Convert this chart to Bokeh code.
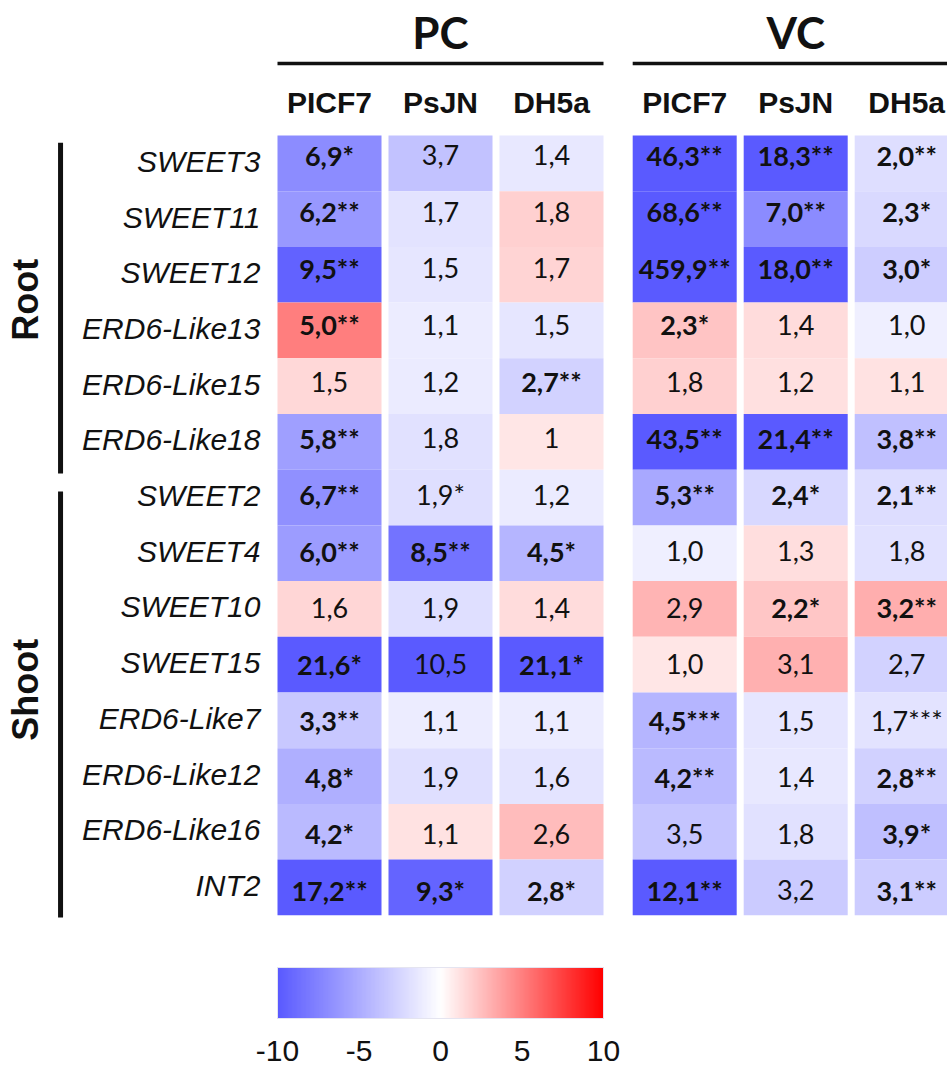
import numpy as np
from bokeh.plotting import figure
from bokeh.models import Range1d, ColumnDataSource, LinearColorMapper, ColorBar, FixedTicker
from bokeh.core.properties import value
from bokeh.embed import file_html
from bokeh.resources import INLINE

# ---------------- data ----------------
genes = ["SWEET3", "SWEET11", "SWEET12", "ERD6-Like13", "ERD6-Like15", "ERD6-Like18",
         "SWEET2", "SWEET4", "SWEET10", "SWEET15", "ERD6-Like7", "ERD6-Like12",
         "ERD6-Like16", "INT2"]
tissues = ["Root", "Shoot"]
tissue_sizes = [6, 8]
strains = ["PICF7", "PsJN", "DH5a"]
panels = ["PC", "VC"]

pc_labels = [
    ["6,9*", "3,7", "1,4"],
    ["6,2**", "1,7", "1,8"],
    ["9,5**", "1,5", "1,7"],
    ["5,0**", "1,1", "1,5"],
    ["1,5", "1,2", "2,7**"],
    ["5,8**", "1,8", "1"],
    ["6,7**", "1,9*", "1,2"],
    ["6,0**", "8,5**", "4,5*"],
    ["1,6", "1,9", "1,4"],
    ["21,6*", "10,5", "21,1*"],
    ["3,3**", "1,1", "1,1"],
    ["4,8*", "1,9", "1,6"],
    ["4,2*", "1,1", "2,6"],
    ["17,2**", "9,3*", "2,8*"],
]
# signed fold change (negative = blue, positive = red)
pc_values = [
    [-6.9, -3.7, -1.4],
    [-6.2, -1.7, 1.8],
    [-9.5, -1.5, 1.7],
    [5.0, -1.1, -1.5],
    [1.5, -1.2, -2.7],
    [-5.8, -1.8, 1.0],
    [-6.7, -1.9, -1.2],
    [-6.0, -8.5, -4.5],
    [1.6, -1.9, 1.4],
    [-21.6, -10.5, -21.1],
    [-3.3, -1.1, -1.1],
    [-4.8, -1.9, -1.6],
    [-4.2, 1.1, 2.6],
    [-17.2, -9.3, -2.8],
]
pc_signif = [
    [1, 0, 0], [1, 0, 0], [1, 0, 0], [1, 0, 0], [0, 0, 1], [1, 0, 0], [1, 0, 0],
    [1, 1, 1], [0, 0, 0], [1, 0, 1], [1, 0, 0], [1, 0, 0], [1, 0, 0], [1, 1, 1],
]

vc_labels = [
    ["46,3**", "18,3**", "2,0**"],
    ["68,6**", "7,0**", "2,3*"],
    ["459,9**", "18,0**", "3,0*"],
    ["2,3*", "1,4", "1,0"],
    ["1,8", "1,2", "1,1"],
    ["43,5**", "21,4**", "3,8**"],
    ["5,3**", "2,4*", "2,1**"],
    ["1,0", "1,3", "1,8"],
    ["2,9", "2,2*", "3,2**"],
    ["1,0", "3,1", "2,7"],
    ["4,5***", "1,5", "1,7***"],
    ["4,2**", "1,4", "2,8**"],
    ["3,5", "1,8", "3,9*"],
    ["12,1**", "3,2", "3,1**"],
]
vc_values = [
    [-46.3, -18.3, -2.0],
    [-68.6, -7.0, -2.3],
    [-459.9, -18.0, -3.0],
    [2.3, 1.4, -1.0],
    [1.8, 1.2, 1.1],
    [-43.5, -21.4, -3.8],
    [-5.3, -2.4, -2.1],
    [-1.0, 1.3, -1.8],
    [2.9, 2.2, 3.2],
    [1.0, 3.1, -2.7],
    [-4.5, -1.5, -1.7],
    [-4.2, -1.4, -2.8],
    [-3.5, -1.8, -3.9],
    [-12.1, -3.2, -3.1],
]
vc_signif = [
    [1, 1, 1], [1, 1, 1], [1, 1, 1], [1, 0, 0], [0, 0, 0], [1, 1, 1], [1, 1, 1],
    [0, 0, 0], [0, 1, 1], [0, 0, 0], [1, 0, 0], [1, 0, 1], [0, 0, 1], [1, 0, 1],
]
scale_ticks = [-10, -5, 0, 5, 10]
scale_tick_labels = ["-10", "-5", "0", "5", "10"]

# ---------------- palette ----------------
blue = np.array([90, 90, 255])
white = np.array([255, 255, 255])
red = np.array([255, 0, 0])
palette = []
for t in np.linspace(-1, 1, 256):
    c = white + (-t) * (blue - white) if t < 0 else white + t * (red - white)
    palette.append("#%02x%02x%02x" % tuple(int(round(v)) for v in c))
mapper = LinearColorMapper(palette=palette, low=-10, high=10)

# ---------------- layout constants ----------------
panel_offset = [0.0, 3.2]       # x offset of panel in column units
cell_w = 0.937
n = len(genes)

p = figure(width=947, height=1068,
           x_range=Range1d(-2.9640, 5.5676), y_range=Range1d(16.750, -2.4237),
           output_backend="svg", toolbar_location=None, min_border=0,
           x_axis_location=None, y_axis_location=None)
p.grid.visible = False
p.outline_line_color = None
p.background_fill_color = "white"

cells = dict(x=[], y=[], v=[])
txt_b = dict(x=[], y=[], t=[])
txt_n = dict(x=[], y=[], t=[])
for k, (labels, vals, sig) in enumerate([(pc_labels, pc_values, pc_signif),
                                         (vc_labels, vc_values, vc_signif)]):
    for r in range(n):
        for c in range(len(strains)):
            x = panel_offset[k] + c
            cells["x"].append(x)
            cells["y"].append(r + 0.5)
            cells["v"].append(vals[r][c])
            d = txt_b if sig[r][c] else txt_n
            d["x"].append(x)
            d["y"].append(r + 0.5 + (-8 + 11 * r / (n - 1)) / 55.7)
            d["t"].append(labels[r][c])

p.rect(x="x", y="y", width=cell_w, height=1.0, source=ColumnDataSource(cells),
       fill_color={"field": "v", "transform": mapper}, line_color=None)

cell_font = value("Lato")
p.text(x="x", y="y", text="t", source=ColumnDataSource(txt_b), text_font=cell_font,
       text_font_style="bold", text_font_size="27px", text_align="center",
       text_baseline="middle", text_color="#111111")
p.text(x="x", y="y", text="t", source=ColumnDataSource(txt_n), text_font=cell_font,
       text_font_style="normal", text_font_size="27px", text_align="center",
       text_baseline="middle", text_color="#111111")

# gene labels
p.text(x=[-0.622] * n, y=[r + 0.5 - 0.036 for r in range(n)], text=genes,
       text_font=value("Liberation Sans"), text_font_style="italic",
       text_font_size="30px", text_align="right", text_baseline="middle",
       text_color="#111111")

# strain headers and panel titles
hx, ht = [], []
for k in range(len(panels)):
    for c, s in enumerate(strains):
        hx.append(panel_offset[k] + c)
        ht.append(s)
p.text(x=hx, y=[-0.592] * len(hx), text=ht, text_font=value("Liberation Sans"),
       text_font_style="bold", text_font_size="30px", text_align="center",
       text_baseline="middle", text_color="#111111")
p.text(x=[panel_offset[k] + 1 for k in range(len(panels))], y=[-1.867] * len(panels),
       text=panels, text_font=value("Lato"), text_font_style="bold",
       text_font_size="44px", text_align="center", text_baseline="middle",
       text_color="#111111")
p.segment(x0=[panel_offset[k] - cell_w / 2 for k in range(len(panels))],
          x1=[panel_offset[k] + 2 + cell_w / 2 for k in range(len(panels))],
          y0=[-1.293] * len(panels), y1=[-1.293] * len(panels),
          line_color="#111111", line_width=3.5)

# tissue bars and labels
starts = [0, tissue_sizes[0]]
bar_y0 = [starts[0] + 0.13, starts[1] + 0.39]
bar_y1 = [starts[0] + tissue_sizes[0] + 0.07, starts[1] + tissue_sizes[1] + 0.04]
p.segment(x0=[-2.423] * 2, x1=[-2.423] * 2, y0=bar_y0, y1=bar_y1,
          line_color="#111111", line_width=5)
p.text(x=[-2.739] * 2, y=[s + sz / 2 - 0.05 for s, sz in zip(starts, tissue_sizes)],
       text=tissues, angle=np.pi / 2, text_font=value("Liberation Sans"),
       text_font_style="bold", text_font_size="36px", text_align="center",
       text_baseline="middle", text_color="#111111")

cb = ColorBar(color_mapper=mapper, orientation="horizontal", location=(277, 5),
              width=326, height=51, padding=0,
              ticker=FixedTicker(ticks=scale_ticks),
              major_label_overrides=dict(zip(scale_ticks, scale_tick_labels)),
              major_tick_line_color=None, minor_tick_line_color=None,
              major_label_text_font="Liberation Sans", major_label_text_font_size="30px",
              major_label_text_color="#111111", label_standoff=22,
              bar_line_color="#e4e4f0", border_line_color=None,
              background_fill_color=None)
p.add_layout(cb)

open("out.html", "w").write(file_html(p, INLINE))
——
#### Given request:
Up to and including the line with "from bokeh.resources import INLINE", copy the data above from its first line. Skip pictures.

#### Final result:
Convert this chart to Bokeh code.
import numpy as np
from bokeh.plotting import figure
from bokeh.models import Range1d, ColumnDataSource, LinearColorMapper, ColorBar, FixedTicker
from bokeh.core.properties import value
from bokeh.embed import file_html
from bokeh.resources import INLINE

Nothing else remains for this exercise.